Information Theory
Table of Contents
Information theory was originally developed to measure expected length of messages for optimal code in communication. This deals with discrete distributions. Shannon entropy assigns amount of uncertainity to an probability distribution.
We can, and do, apply similar formulas for continuous distribution but the interpretations don't remain same, and some properties are lost. This is called Differential Entropy. E.g. an event with probability = 1 has zero information because it is guranteed to occur, and similarly an event with density = 1 has zero information although it is not guranteed to occur.
Misc:
- With perfect coding, the encoded message must be indistinguishable from random.

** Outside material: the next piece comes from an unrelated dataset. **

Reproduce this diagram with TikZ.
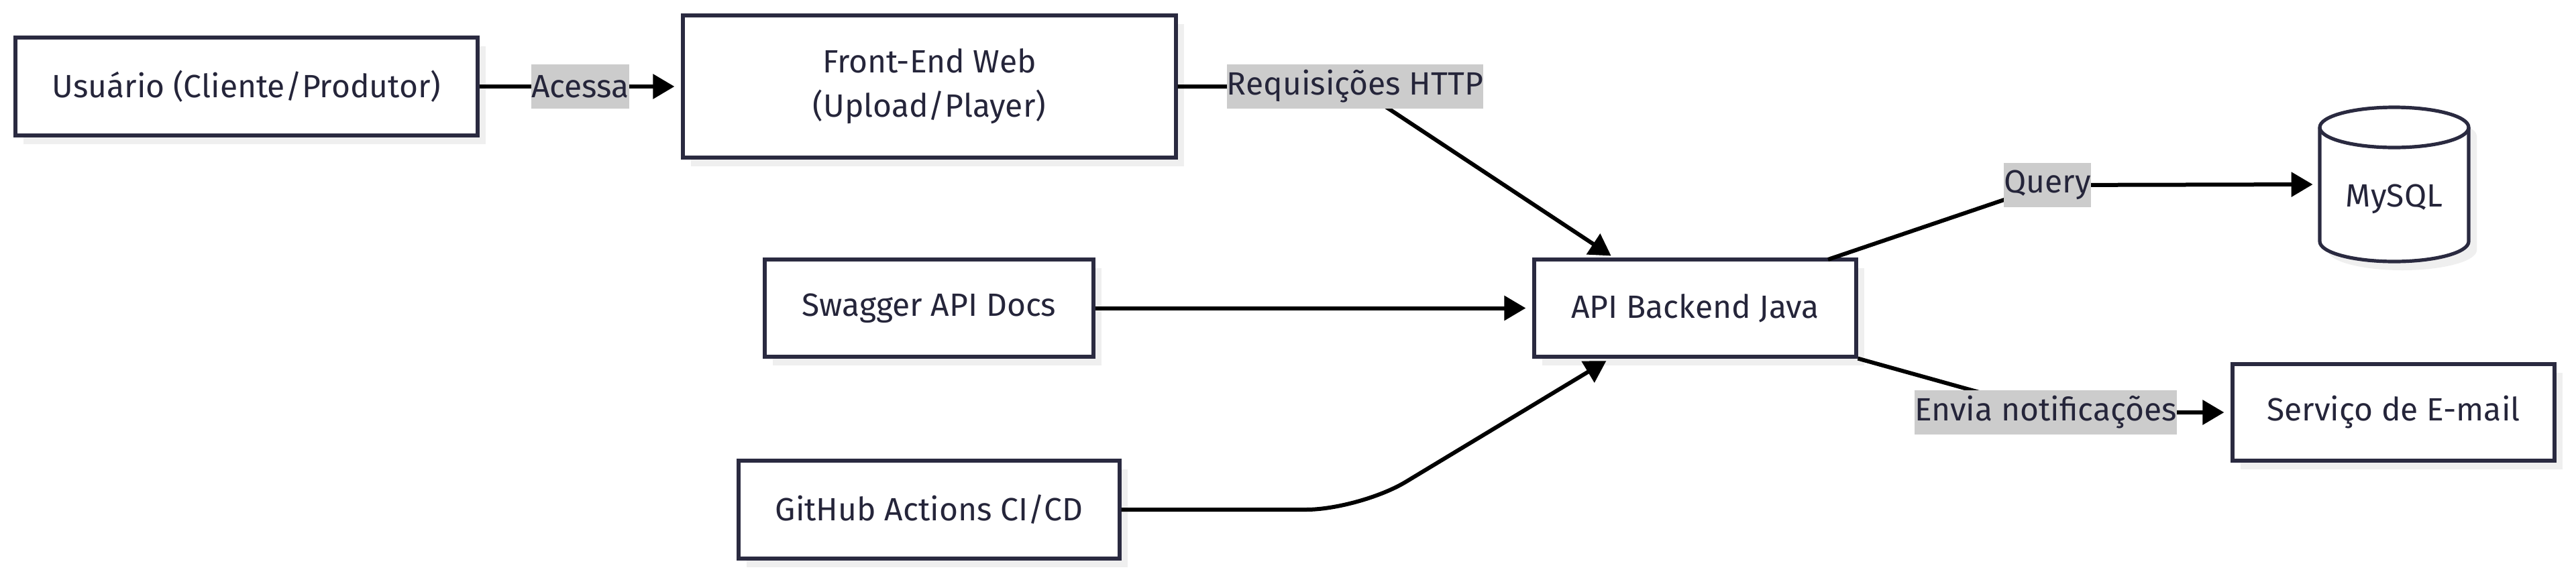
\documentclass[tikz,border=0pt]{standalone}
\usepackage{fontspec}
\setmainfont{Fira Sans}
\usetikzlibrary{arrows.meta,shadows}
\definecolor{bord}{HTML}{2A2A40}
\definecolor{txt}{HTML}{25253A}
\definecolor{lblbg}{HTML}{CCCCCC}
\definecolor{shad}{HTML}{EFEFEF}
\begin{document}
\begin{tikzpicture}[x=0.5pt,y=-0.5pt,
  shadowed/.style={drop shadow={shadow xshift=6pt, shadow yshift=-6.5pt, fill=shad, opacity=1}},
  box/.style={draw=bord, line width=2.6pt, fill=white, text=txt,
    font=\fontsize{24}{33}\selectfont, align=center, inner sep=0pt, shadowed},
  lbl/.style={fill=lblbg, text=txt, font=\fontsize{24}{33}\selectfont,
    inner xsep=0pt, inner ysep=0pt, minimum height=33pt},
  conn/.style={line width=3pt, -{Triangle[length=16pt,width=18pt]}, shorten >=5pt}]
\path[use as bounding box, fill=white] (0,0) rectangle (3840,858);

\node[box, minimum width=344.5pt, minimum height=73pt] (user) at (367.5,129) {Usuário (Cliente/Produtor)};
\node[box, minimum width=367.5pt, minimum height=106pt] (front) at (1385.5,129) {Front-End Web\\(Upload/Player)};
\node[box, minimum width=245pt, minimum height=72.5pt] (swagger) at (1385,459.5) {Swagger API Docs};
\node[box, minimum width=240pt, minimum height=72.5pt] (api) at (2527,459.5) {API Backend Java};
\node[box, minimum width=284pt, minimum height=73pt] (github) at (1385,760) {GitHub Actions CI/CD};
\node[box, minimum width=240pt, minimum height=72pt] (email) at (3568,615) {Serviço de E-mail};

% MySQL cylinder
\path[fill=white, draw=bord, line width=2.6pt, shadowed]
  (3458,190) -- (3458,360) arc[start angle=180, end angle=360, x radius=55.5pt, y radius=15pt]
  -- (3680,190) arc[start angle=0, end angle=180, x radius=55.5pt, y radius=15pt] -- cycle;
\draw[draw=bord, line width=2.6pt] (3458,190) arc[start angle=180, end angle=360, x radius=55.5pt, y radius=15pt];
\node[minimum width=111pt, minimum height=115pt, inner sep=0pt] (mysql) at (3569,275) {};
\node[text=txt, font=\fontsize{24}{33}\selectfont] (mysqltext) at (3569,297) {MySQL};

% connectors
\coordinate (c1) at (2020,129);
\coordinate (apiT1) at (2410,387);
\coordinate (c2) at (2027,760);
\coordinate (apiB) at (2403,533);
\coordinate (apiT2) at (2725,387);
\coordinate (c3) at (3052,276);
\coordinate (c4) at (3058,615);

\draw[conn] (user) -- node[lbl] (lacc) {Acessa} (front);
\draw[conn] (front.east) -- (c1) -- (apiT1);
\node[lbl] (lreq) at (c1) {Requisições HTTP};
\draw[conn] (swagger) -- (api);
\draw[conn, rounded corners=40pt] (github.east) -- (c2) -- (apiB);
\draw[conn] (apiT2) -- (c3) -- (mysql.west);
\node[lbl] (lq) at (c3) {Query};
\draw[conn] (api.south east) -- (c4) -- (email.west);
\node[lbl] (lenv) at (3049.5,615) {Envia notificações};
\end{tikzpicture}
\end{document}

- Links and knots are 1-dimensional manifolds, but we need 4 dimensions to be able to untangle all of them. Similarly, one can need yet higher dimensional space to be able to unknot n-dimensional manifolds. All n-dimensional manifolds can be untangled in 2n+2 dimensions. [http://colah.github.io/posts/2014-03-NN-Manifolds-Topology/]
1. Mutual Information
Difference between the entropy of a variable and its conditional entropy:
\begin{align*} I[X;Y] = H[X] - H[X|Y] \end{align*}Conceptually, it gives the average reduction in uncertainity about one variable when we know the value of another variable.
This quantity is summetric, i.e. \(I[X;Y] = I[Y;X]\)